**Aim of the task:** Starting at the top of the listing, extract every line up to and including the one with "import numpy as np". Pictures stay out of the copy.

**Source data:**
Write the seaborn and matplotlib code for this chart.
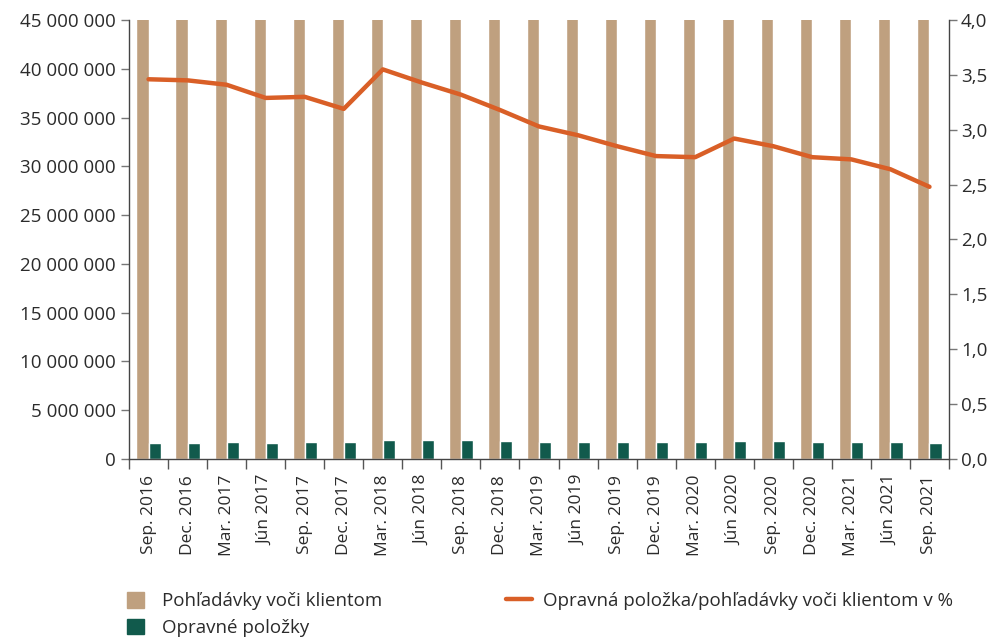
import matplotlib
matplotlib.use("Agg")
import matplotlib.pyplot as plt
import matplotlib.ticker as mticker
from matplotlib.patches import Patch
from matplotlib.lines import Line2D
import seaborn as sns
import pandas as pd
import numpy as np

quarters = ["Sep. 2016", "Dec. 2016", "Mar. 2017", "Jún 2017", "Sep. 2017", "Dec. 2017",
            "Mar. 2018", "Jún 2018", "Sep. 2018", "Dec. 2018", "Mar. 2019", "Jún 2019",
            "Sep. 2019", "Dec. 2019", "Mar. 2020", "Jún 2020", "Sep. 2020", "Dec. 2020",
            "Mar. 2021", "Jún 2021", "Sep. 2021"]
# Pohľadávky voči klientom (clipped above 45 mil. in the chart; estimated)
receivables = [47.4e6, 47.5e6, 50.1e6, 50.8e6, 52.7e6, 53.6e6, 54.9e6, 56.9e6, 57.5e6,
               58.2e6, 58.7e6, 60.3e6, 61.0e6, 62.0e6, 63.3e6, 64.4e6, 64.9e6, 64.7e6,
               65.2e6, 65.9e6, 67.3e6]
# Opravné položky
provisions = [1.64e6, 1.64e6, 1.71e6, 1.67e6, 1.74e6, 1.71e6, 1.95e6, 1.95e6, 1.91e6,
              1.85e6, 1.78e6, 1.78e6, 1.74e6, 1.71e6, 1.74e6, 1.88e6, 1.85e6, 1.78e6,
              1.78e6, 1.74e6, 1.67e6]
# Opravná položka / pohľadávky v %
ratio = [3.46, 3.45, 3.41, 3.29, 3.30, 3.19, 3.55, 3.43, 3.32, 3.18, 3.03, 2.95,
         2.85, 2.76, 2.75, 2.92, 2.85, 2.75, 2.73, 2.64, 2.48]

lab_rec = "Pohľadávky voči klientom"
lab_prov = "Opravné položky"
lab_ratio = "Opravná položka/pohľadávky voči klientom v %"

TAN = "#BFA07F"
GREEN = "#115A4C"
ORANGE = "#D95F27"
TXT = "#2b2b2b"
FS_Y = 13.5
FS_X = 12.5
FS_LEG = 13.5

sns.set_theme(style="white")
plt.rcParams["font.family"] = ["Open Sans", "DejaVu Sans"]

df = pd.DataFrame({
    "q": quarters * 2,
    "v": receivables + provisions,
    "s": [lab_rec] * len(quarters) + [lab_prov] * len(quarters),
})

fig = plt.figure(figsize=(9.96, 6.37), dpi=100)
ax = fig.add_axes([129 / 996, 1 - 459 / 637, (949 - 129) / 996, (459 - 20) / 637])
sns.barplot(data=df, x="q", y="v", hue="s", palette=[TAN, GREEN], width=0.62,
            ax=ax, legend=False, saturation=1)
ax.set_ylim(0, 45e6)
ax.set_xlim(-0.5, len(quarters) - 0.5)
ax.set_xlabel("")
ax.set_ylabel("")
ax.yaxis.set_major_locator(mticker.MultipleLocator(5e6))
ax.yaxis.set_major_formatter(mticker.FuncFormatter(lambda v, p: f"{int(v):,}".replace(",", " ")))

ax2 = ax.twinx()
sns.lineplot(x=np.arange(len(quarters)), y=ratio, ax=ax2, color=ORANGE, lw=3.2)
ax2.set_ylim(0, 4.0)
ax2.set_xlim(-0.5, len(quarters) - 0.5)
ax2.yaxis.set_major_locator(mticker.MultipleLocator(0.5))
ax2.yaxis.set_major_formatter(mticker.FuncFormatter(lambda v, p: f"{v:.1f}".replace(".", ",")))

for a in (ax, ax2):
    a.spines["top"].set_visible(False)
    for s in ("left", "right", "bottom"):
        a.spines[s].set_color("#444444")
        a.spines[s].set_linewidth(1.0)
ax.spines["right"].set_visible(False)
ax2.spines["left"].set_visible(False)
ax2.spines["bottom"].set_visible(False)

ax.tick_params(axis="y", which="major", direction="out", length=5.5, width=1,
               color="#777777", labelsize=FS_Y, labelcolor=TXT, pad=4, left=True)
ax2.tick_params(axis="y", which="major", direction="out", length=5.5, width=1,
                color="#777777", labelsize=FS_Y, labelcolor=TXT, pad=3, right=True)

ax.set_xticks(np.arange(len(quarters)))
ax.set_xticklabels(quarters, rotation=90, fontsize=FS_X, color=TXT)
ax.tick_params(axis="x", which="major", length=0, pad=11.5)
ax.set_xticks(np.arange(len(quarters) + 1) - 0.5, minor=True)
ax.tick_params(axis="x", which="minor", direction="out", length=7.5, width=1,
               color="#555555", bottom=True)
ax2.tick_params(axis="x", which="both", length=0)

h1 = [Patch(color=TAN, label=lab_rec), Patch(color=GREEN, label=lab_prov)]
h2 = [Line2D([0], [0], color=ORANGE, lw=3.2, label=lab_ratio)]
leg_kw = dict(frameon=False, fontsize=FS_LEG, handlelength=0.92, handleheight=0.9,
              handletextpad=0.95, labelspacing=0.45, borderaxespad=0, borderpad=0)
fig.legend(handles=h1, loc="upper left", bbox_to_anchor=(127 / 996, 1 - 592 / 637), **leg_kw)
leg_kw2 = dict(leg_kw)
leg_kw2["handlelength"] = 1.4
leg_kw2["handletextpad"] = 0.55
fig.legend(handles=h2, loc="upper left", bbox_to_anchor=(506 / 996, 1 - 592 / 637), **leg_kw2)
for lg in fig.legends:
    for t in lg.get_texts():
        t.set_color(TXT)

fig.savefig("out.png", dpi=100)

**Response to the task:**
Write the seaborn and matplotlib code for this chart.
import matplotlib
matplotlib.use("Agg")
import matplotlib.pyplot as plt
import matplotlib.ticker as mticker
from matplotlib.patches import Patch
from matplotlib.lines import Line2D
import seaborn as sns
import pandas as pd
import numpy as np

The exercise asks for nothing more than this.